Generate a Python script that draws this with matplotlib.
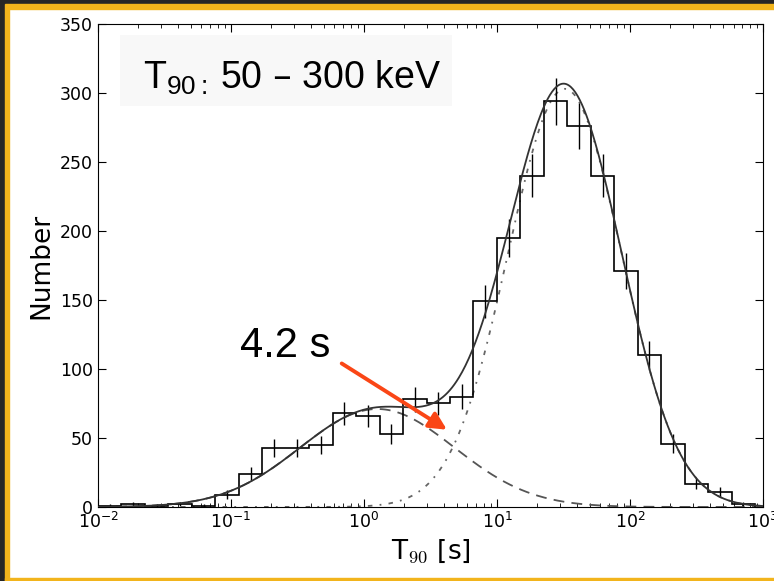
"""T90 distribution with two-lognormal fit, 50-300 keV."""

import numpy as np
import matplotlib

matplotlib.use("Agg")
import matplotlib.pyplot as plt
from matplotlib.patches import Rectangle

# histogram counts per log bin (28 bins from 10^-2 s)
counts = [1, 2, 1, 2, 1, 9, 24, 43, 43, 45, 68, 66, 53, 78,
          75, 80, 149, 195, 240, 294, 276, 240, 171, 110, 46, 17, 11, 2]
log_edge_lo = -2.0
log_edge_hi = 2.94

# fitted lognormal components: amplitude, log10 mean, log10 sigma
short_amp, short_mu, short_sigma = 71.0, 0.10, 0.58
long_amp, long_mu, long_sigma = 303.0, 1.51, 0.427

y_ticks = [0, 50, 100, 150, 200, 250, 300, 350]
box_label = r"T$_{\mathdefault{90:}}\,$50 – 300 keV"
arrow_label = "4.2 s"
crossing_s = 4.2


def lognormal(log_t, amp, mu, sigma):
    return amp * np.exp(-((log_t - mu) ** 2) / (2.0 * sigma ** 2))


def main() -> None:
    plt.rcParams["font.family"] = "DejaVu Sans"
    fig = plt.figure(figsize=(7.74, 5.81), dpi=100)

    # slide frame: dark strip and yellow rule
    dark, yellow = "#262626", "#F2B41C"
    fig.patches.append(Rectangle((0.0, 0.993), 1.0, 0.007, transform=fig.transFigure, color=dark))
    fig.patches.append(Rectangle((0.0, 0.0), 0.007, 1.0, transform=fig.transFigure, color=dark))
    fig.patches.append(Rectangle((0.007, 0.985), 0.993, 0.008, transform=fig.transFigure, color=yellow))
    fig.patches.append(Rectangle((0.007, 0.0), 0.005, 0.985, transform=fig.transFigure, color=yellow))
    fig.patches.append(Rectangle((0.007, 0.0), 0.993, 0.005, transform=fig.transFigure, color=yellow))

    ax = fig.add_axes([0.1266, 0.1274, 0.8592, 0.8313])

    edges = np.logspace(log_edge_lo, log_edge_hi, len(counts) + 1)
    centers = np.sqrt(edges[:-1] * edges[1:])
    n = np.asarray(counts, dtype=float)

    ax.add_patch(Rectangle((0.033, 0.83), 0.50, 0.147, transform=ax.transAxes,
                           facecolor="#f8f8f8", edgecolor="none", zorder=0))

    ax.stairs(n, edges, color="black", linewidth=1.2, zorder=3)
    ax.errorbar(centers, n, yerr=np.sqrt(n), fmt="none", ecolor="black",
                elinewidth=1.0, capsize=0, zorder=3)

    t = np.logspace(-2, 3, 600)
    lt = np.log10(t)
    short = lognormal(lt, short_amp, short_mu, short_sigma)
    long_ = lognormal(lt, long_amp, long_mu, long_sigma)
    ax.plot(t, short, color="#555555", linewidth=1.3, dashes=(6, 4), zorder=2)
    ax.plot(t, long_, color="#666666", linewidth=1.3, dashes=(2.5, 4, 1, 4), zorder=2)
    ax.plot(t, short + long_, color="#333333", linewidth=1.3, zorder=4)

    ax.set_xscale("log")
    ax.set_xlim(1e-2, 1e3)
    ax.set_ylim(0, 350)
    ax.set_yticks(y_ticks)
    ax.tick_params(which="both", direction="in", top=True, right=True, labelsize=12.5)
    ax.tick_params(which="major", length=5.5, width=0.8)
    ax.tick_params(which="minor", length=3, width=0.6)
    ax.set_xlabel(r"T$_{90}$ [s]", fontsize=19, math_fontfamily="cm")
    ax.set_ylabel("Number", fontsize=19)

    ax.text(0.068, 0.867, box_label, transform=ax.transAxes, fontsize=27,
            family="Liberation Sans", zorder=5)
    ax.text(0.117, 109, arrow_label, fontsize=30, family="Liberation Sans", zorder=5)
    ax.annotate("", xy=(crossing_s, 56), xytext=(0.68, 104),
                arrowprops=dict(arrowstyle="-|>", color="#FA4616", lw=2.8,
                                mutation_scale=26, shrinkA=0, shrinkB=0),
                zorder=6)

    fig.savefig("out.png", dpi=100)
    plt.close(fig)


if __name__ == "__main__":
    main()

+---+

The task
Emit the lines of the material exactly, from its first line to the line containing "fig = plt.figure(figsize=(7.74, 5.81), dpi=100)", inclusive; leave every picture out.

Response
Generate a Python script that draws this with matplotlib.
"""T90 distribution with two-lognormal fit, 50-300 keV."""

import numpy as np
import matplotlib

matplotlib.use("Agg")
import matplotlib.pyplot as plt
from matplotlib.patches import Rectangle

# histogram counts per log bin (28 bins from 10^-2 s)
counts = [1, 2, 1, 2, 1, 9, 24, 43, 43, 45, 68, 66, 53, 78,
          75, 80, 149, 195, 240, 294, 276, 240, 171, 110, 46, 17, 11, 2]
log_edge_lo = -2.0
log_edge_hi = 2.94

# fitted lognormal components: amplitude, log10 mean, log10 sigma
short_amp, short_mu, short_sigma = 71.0, 0.10, 0.58
long_amp, long_mu, long_sigma = 303.0, 1.51, 0.427

y_ticks = [0, 50, 100, 150, 200, 250, 300, 350]
box_label = r"T$_{\mathdefault{90:}}\,$50 – 300 keV"
arrow_label = "4.2 s"
crossing_s = 4.2


def lognormal(log_t, amp, mu, sigma):
    return amp * np.exp(-((log_t - mu) ** 2) / (2.0 * sigma ** 2))


def main() -> None:
    plt.rcParams["font.family"] = "DejaVu Sans"
    fig = plt.figure(figsize=(7.74, 5.81), dpi=100)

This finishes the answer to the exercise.